Don't argue with her or talk back to her. If your living at her house treat her that way and she will feel bad about it and lighten up. Trust me if you say on deciding on whether to for instance buy a dog or not, say "mom its ultimately your choice because its your house. She will then say "This is your house too!" kinda suprised and feeling bad. Also Try to help her out with physical things if your a guy get the groceries out of her car or take the laundry downstairs for her when shes washing everyones clothes. She will then see you as a help rather then a obstacle.

well, Jack, if YOU are the problem, and she is stressed over YOUR behavior, the QUICKEST way to calm her fears would be for YOU to change whatever it is that stresses her out. At the VERY LEAST, make her understand that you aren't doing the things you do to UPSET HER, and it has nothing to do with trying to hurt her, you are just trying to travel your own path. Of course i have no idea what path that is, and maybe what you're doing is risky and could harm you.
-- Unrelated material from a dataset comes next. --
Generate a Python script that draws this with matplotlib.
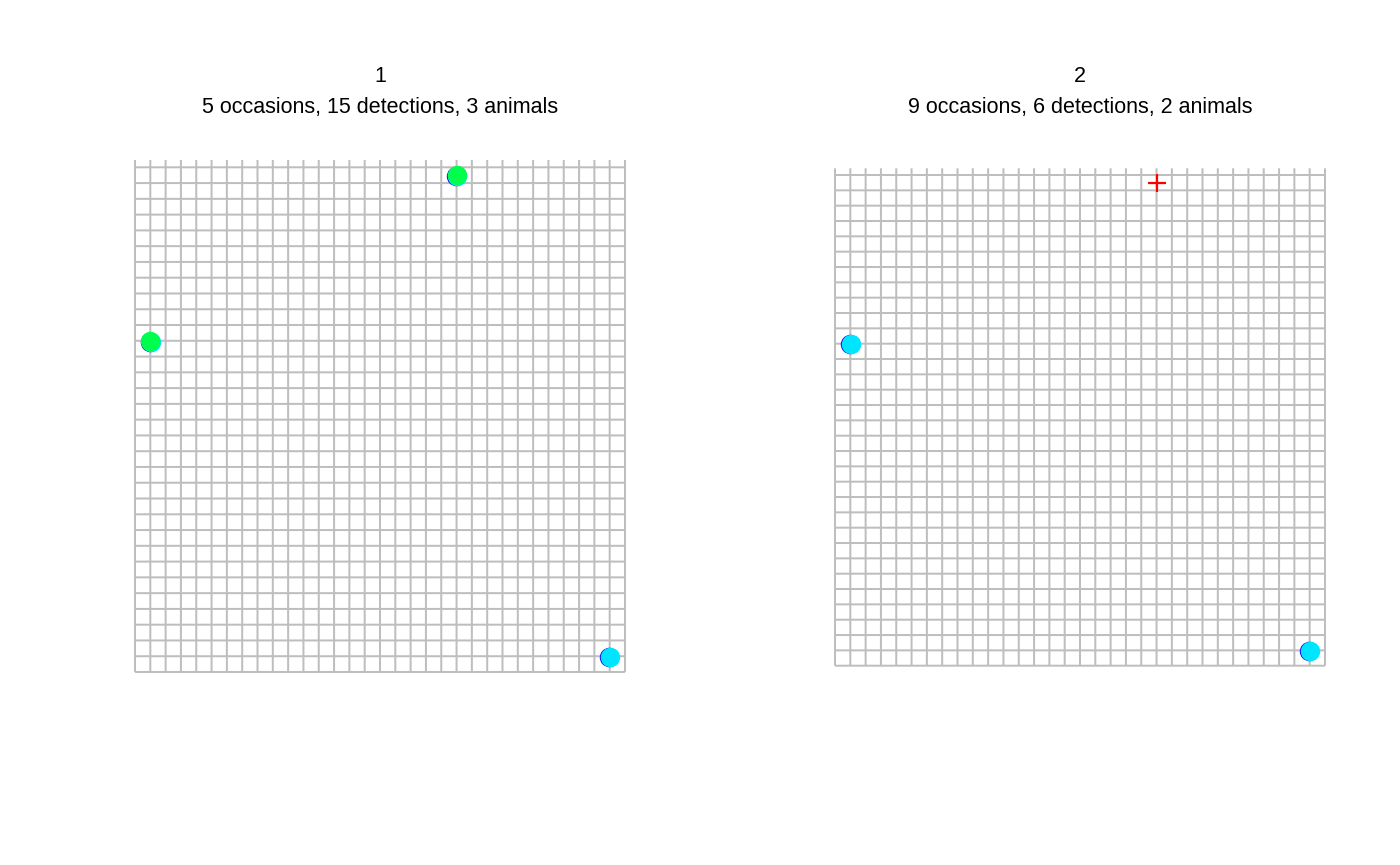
import numpy as np
import matplotlib
matplotlib.use("Agg")
import matplotlib.pyplot as plt

plt.rcParams['font.family'] = ['Liberation Sans', 'DejaVu Sans']

# Detektorgitter: 33 x 33 detektorer
n_rader = 33
n_kolonner = 33

# Paneltekster
titler = ["1", "2"]
undertitler = ["5 occasions, 15 detections, 3 animals",
               "9 occasions, 6 detections, 2 animals"]

# Deteksjoner per panel: x, y og dyr (indeks i fargelista)
p1_x = [21, 1, 31, 21, 1, 31, 21, 1]
p1_y = [31.5, 21, 1, 31.5, 21, 1, 31.5, 21]
p1_dyr = [0, 0, 0, 1, 1, 1, 2, 2]

p2_x = [1, 31, 1, 31]
p2_y = [21, 1, 21, 1]
p2_dyr = [0, 0, 1, 1]

# Rødt kryss i panel 2
p2_kryss_x = [21]
p2_kryss_y = [31.5]

farger = ["#2400FF", "#00E5FF", "#00FF4D"]
p2_farger = ["#2400FF", "#00E5FF"]

# Små forskyvninger så overlappende punkter synes i kanten
forskyvning = [(-0.05, -0.05), (0.04, -0.05), (0.0, 0.0)]

fig = plt.figure(figsize=(14, 8.65), dpi=100)
W, H = 1400, 865

# Pikselplassering for hvert gitter: venstre, høyre, bunn, topp
bokser = [(135, 625, 672, 160), (835, 1325, 665.7, 168.3)]
topplinje = [167.3, 175.0]

paneler = [(p1_x, p1_y, p1_dyr, farger), (p2_x, p2_y, p2_dyr, p2_farger)]

for i, (venstre, hoyre, bunn, topp) in enumerate(bokser):
    sy = (bunn - topplinje[i]) / (n_rader - 1)
    ytopp = (n_rader - 1) + (topplinje[i] - topp) / sy
    ax = fig.add_axes([venstre / W, (H - bunn) / H,
                       (hoyre - venstre) / W, (bunn - topp) / H])
    ax.set_xlim(0, n_kolonner - 1)
    ax.set_ylim(0, ytopp)
    ax.axis("off")

    xs = np.arange(n_kolonner)
    ys = np.arange(n_rader)
    ax.vlines(xs, 0, ytopp, color="#BEBEBE", lw=1.44, clip_on=False,
              snap=False)
    ax.hlines(ys, 0, n_kolonner - 1, color="#BEBEBE", lw=1.44,
              clip_on=False, snap=False)

    px, py, pdyr, pfarger = paneler[i]
    for x, y, d in zip(px, py, pdyr):
        dx, dy = forskyvning[d]
        ax.plot(x + dx, y + dy, "o", color=pfarger[d], ms=14, mew=0,
                clip_on=False, zorder=3 + d)

    if i == 1:
        ax.plot(p2_kryss_x, p2_kryss_y, "+", color="red", ms=13, mew=1.6,
                clip_on=False, zorder=5)

    xsenter = (venstre + hoyre) / 2 / W
    fig.text(xsenter, 1 - 77 / H, titler[i], ha="center", va="center",
             fontsize=15.5)
    fig.text(xsenter, 1 - 107 / H, undertitler[i], ha="center", va="center",
             fontsize=15.5)

fig.savefig("out.png", dpi=100)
And mom's tend to worry when their kids are trying their darndest to destroy themselves.

well have u been doing anything to upset her lately? Maybe you should either sit her down and ask her whats wrong or write her an email if u cant talk to her face. I know when my mom is pissed at me the best way to fix it is to say ur sorry and what can u do to fix it and make her happy. Communication is the key.

You just said that you are the main reason for her stress, so that's your answer. Stop whatever it is you are doing to her to create this stress. Do nice things for your mum so she knows that you do care.

help her to do some house chores...
not complain what she does...
do what she told...

show her you are responsible & tell you that you love her & are going to make her proud & that eventually she will stop worrying about you. Do you best to plan your life. think about you education or skills & how you can get a good job so you can take care of yourself & her if she needs you to in the future but mothers are not stressed if they know their children are thinking straight doing the right things & not putting themselves in risking situations. Let her know it will keep getting better as you get older but you will now start to work very hard at making her happy.